Hacía muchos años que no se producía en Palma del Río un acontecimiento que despertase tanto interés y tantas burlas. Desde sus callejuelas y sus plazas quemadas por el sol, desde sus patios floridos y sus miserables chozas, centenares de palmeños se encaminaban aquella tarde a la plaza levantada a la salida del pueblo. Abriéndose paso entre sus filas, llenando ya la amplia calzada de la avenida del Generalísimo, discurrían los coches de los ricos de Palma. Don Félix Moreno, tocado con un sombrero de fieltro, iba en uno de ellos, como un severo pero paternal monarca rodeado de sus súbditos. Sudoroso y jadeante bajo el ardoroso sol, Cara de Tomate saludó respetuosamente al ganadero al pasar con sus hombres junto al adornado vehículo. Varios pasos detrás de la guardia del sargento, inadvertida y discreta con su negra mantilla, caminaba su esposa. Recordaba perfectamente la cara hambrienta del preso a quien antaño había arrojado las sobras de la mesa de su esposo; hoy iba a la plaza a ver de nuevo aquella cara, marcada ahora —así lo esperaba—, no por la huella del dolor, sino por la sonrisa de los triunfadores.

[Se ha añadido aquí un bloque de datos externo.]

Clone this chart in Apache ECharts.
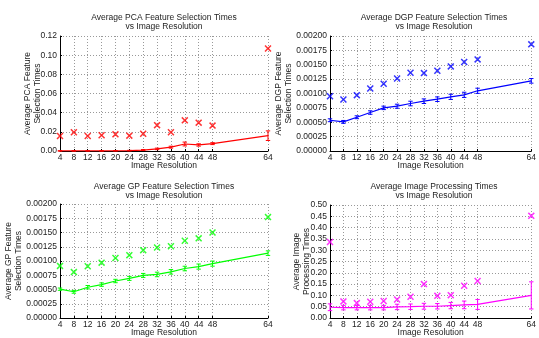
<!DOCTYPE html>
<html>
<head>
<meta charset="utf-8">
<script src="https://cdn.jsdelivr.net/npm/echarts@6/dist/echarts.min.js"></script>
<style>
html,body{margin:0;padding:0;background:#fff;}
#chart{width:539px;height:338px;}
</style>
</head>
<body>
<div id="chart"></div>
<script>
// ---- data ----
const resolutions = [4, 8, 12, 16, 20, 24, 28, 32, 36, 40, 44, 48, 64];
const xTickLabels = [4, 8, 12, 16, 20, 24, 28, 32, 36, 40, 44, 48, 64];

const pcaMax = [0.0157, 0.0195, 0.0157, 0.0164, 0.0174, 0.0160, 0.0180, 0.0270, 0.0195, 0.0320, 0.0296, 0.0265, 0.1070];
const pcaMean = [0.0001, 0.0001, 0.0001, 0.0001, 0.0002, 0.0004, 0.0010, 0.0022, 0.0040, 0.0073, 0.0063, 0.0077, 0.0160];
const pcaErr = [0.0002, 0.0002, 0.0002, 0.0002, 0.0002, 0.0003, 0.0005, 0.0008, 0.0010, 0.0020, 0.0012, 0.0010, 0.0050];

const dgpMax = [0.000953, 0.000895, 0.000971, 0.001087, 0.001169, 0.001262, 0.001360, 0.001355, 0.001395, 0.001471, 0.001547, 0.001593, 0.001855];
const dgpMean = [0.000535, 0.000506, 0.000587, 0.000669, 0.000750, 0.000779, 0.000826, 0.000866, 0.000901, 0.000942, 0.000977, 0.001047, 0.001220];
const dgpErr = [0.000025, 0.000025, 0.000025, 0.000030, 0.000030, 0.000035, 0.000040, 0.000040, 0.000040, 0.000045, 0.000045, 0.000045, 0.000040];

const gpMax = [0.000914, 0.000805, 0.000908, 0.000971, 0.001052, 0.001103, 0.001190, 0.001236, 0.001259, 0.001356, 0.001397, 0.001500, 0.001770];
const gpMean = [0.000506, 0.000460, 0.000540, 0.000586, 0.000649, 0.000695, 0.000747, 0.000764, 0.000810, 0.000868, 0.000902, 0.000954, 0.001138];
const gpErr = [0.000020, 0.000025, 0.000030, 0.000030, 0.000030, 0.000035, 0.000035, 0.000040, 0.000040, 0.000040, 0.000045, 0.000045, 0.000040];

const procMax = [0.336, 0.0735, 0.066, 0.072, 0.075, 0.082, 0.094, 0.150, 0.098, 0.101, 0.143, 0.164, 0.452];
const procMean = [0.0476, 0.046, 0.046, 0.046, 0.046, 0.049, 0.050, 0.052, 0.052, 0.055, 0.058, 0.060, 0.100];
const procErr = [0.015, 0.010, 0.010, 0.010, 0.010, 0.012, 0.012, 0.013, 0.012, 0.014, 0.017, 0.022, 0.060];

const titles = [
  'Average PCA Feature Selection Times\nvs Image Resolution',
  'Average DGP Feature Selection Times\nvs Image Resolution',
  'Average GP Feature Selection Times\nvs Image Resolution',
  'Average Image Processing Times\nvs Image Resolution'
];
const yNames = [
  'Average PCA Feature\nSelection Times',
  'Average DGP Feature\nSelection Times',
  'Average GP Feature\nSelection Times',
  'Average Image\nProcessing Times'
];
const xName = 'Image Resolution';
const yMax = [0.12, 0.002, 0.002, 0.5];
const yInterval = [0.02, 0.00025, 0.00025, 0.05];
const yDecimals = [2, 5, 5, 2];
const colors = ['#ff0000', '#0000ff', '#00ff00', '#ff00ff'];
const maxSets = [pcaMax, dgpMax, gpMax, procMax];
const meanSets = [pcaMean, dgpMean, gpMean, procMean];
const errSets = [pcaErr, dgpErr, gpErr, procErr];

// ---- layout ----
const FONT = 'Liberation Sans, Arial, sans-serif';
const FS = 8.5;
const grids = [
  {left: 60, top: 36, width: 208, height: 115},
  {left: 330, top: 36, width: 208, height: 115},
  {left: 60, top: 204, width: 208, height: 116},
  {left: 330, top: 205, width: 208, height: 115}
];
const yNameGap = [17, 36, 36, 18];
const titleTops = [12.5, 12.5, 181.5, 181.5];

const xSymbol = 'path://M0,1.5L1.5,0L5,3.5L8.5,0L10,1.5L6.5,5L10,8.5L8.5,10L5,6.5L1.5,10L0,8.5L3.5,5Z';

function errRender(params, api) {
  const x = api.value(0);
  const lo = api.coord([x, api.value(1)]);
  const hi = api.coord([x, api.value(2)]);
  const c = api.visual('color');
  const w = 2.2;
  const st = {stroke: c, lineWidth: 1};
  return {
    type: 'group',
    children: [
      {type: 'line', shape: {x1: lo[0], y1: lo[1], x2: hi[0], y2: hi[1]}, style: st},
      {type: 'line', shape: {x1: lo[0] - w, y1: lo[1], x2: lo[0] + w, y2: lo[1]}, style: st},
      {type: 'line', shape: {x1: hi[0] - w, y1: hi[1], x2: hi[0] + w, y2: hi[1]}, style: st}
    ]
  };
}

const option = {
  animation: false,
  backgroundColor: '#ffffff',
  textStyle: {fontFamily: FONT},
  title: titles.map((t, i) => ({
    text: t,
    left: grids[i].left + grids[i].width / 2,
    top: titleTops[i],
    padding: 0,
    textAlign: 'center',
    textVerticalAlign: 'top',
    textStyle: {fontSize: FS, fontWeight: 'normal', color: '#222', lineHeight: 9.5, fontFamily: FONT}
  })),
  grid: grids.map(g => Object.assign({containLabel: false}, g)),
  xAxis: grids.map((g, i) => ({
    type: 'value',
    gridIndex: i,
    min: 4,
    max: 64,
    name: xName,
    nameLocation: 'middle',
    nameGap: 10,
    nameMoveOverlap: false,
    nameTextStyle: {fontSize: FS, color: '#222', fontFamily: FONT},
    axisLine: {show: true, lineStyle: {color: '#000', width: 1}},
    axisTick: {show: true, inside: true, length: 2, customValues: xTickLabels, lineStyle: {color: '#000'}},
    axisLabel: {customValues: xTickLabels, fontSize: FS, color: '#222', margin: 2, fontFamily: FONT, showMaxLabel: true, showMinLabel: true},
    splitLine: {show: true, lineStyle: {type: [1, 2], color: '#999', width: 1}}
  })),
  yAxis: grids.map((g, i) => ({
    type: 'value',
    gridIndex: i,
    min: 0,
    max: yMax[i],
    interval: yInterval[i],
    name: yNames[i],
    nameLocation: 'middle',
    nameRotate: 90,
    nameGap: yNameGap[i],
    nameMoveOverlap: false,
    nameTextStyle: {fontSize: FS, color: '#222', lineHeight: 10, fontFamily: FONT},
    axisLine: {show: true, lineStyle: {color: '#000', width: 1}},
    axisTick: {show: true, inside: true, length: 2, lineStyle: {color: '#000'}},
    axisLabel: {fontSize: FS, color: '#222', margin: 3, fontFamily: FONT,
      formatter: v => v.toFixed(yDecimals[i])},
    splitLine: {show: true, lineStyle: {type: [1, 2], color: '#999', width: 1}}
  })),
  series: []
};

for (let i = 0; i < 4; i++) {
  option.series.push({
    type: 'scatter',
    xAxisIndex: i, yAxisIndex: i,
    symbol: xSymbol,
    symbolSize: 7,
    itemStyle: {color: colors[i]},
    data: resolutions.map((r, k) => [r, maxSets[i][k]]),
    z: 3
  });
  option.series.push({
    type: 'line',
    xAxisIndex: i, yAxisIndex: i,
    showSymbol: false,
    symbol: 'none',
    lineStyle: {color: colors[i], width: 1.2},
    itemStyle: {color: colors[i]},
    data: resolutions.map((r, k) => [r, meanSets[i][k]]),
    z: 2
  });
  option.series.push({
    type: 'custom',
    xAxisIndex: i, yAxisIndex: i,
    renderItem: errRender,
    itemStyle: {color: colors[i]},
    clip: false,
    data: resolutions.map((r, k) => [r, meanSets[i][k] - errSets[i][k], meanSets[i][k] + errSets[i][k]]),
    z: 2
  });
}

const chart = echarts.init(document.getElementById('chart'), null, {renderer: 'canvas'});
chart.setOption(option);
</script>
</body>
</html>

Luciendo su sotana nueva —que sólo se ponía en las ocasiones más solemnes, como la visita anual al obispo de su diócesis—, don Carlos Sánchez, el párroco, se encaminó también a la plaza. Tres días de profunda reflexión había necesitado para tomar la decisión de unirse a la multitud para ir a ver a aquel muchacho a quien tantas veces había sonado las húmedas narices. Por fin, un pensamiento había tranquilizado su conciencia y determinado su decisión: «En la plaza, no lo permita Dios, podían necesitarse los auxilios de un sacerdote». Adolfo Santaflor, el carpintero que había dado a Manolo los palos para su primera muleta, estaba también allí. Y también estaban el rencoroso mayoral de don Félix, José Sánchez; el dueño del Cine Jerez; don Rafael, el médico sin medicinas de los crueles años de la posguerra; Luis Palo, el jefe de estación que había visto la sangrienta huella de Manolo sobre su itinerario del tren de Sevilla a Córdoba, y Antonio y Miguel, los aguadores. Todos ellos formaban parte del alud de palmeños que se dirigían a la plaza.
Pero, entre aquella muchedumbre que se encaminaba al coso adornado con banderas, nadie se sentía más dichoso que el solitario pasajero de un viejo taxi. Casi diez años habían transcurrido desde el día en que Pedro Charneca se había fijado por primera vez en el joven que había entrado tímidamente en su café y cuyo nombre cubría ahora los muros de Palma del Río. De la portezuela del taxi ocupado por el gordo dueño del café, colgaba una banderola, su tributo a la constancia del chico que se había parado a mirar su venerable colección de retratos de Manolete. «Manolo —se leía en su banderita—, tú serás el torero más grande de España».
El flaco y joven albañil que, en su viejo traje de luces azul, acababa de salir de la casa de su hermana, caminaba calle abajo, dispuesto a justificar aquella temeraria profecía. Rodeado de una horda de chiquillos, como aquella infausta tarde en que Cara de Tomate le había hecho desfilar por las calles de Palma, y acompañado por las sonrisas de ánimo de unos y por las muecas de censura de otros, avanzaba por las calles del pueblo que antaño lo había expulsado de su seno como a un paria. A su lado, incómodo en su primer traje de luces, caminaba su compañero de desdichas y aventuras: Juan Horillo. Y, detrás de ellos, el único banderillero de la improvisada cuadrilla, Antonio Columpio, veterano cincuentón de la fiesta brava que había aceptado intervenir sin más recompensa que la promesa de un buen ágape después de la corrida.